Redundancy can be implemented at various levels within a SCADA system. For example, dual RTUs might be deployed at critical points, with one unit serving as the primary and the other as a backup. If the primary RTU fails, the backup RTU immediately takes over, ensuring continuous data collection and control.
Similarly, redundant communication paths can be established to prevent network failures from disrupting the system. In a ring or mesh topology, multiple pathways exist for data to travel, so if one link is broken, the data can still reach its destination through an alternate route.
The MTU and HMI can also be designed with redundancy in mind. For instance, a SCADA system might have multiple MTUs running in parallel, with one acting as the primary and the others on standby. In the event of a failure, a standby MTU can take over without any interruption to the system’s operation.
Finally, data redundancy ensures that critical information is not lost if a database fails. By replicating data across multiple servers or storage devices, SCADA systems can recover quickly from hardware failures and continue to operate with minimal disruption.
Incorporating redundancy into SCADA design enhances the system’s reliability, ensuring that it can withstand failures and continue to function under adverse conditions.
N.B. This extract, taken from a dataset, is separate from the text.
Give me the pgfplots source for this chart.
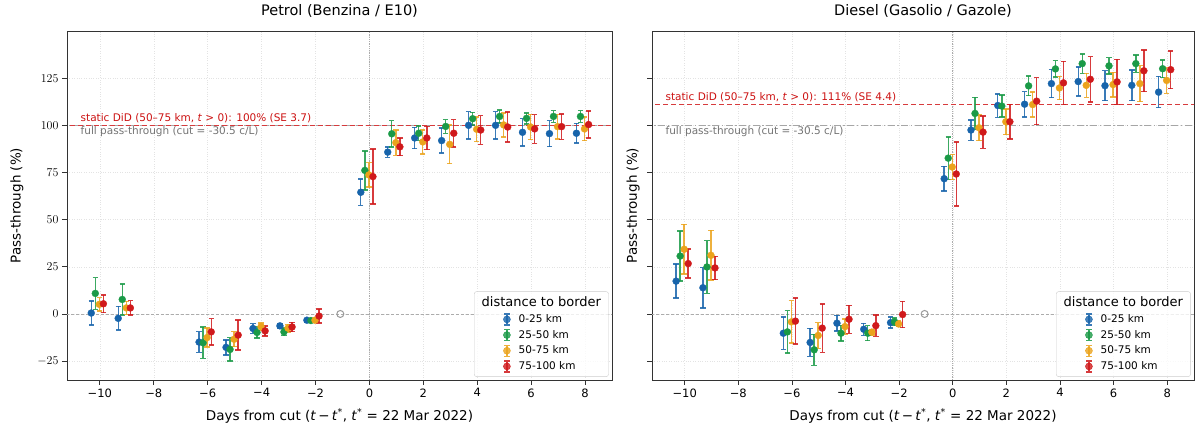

This is especially important in industries where downtime can have serious consequences, such as in power generation, water treatment, and transportation.
Conclusion
The basic structure of a SCADA system is a complex yet well-organized network of components that work together to monitor and control industrial processes. From the architecture and hierarchical levels to the databases, network topologies, and redundancy measures, each element plays a vital role in ensuring the system’s effectiveness and reliability.
For newly joined engineers, understanding this structure is fundamental to mastering SCADA systems. A robust SCADA structure not only supports efficient operations but also provides the flexibility and scalability needed to adapt to future challenges.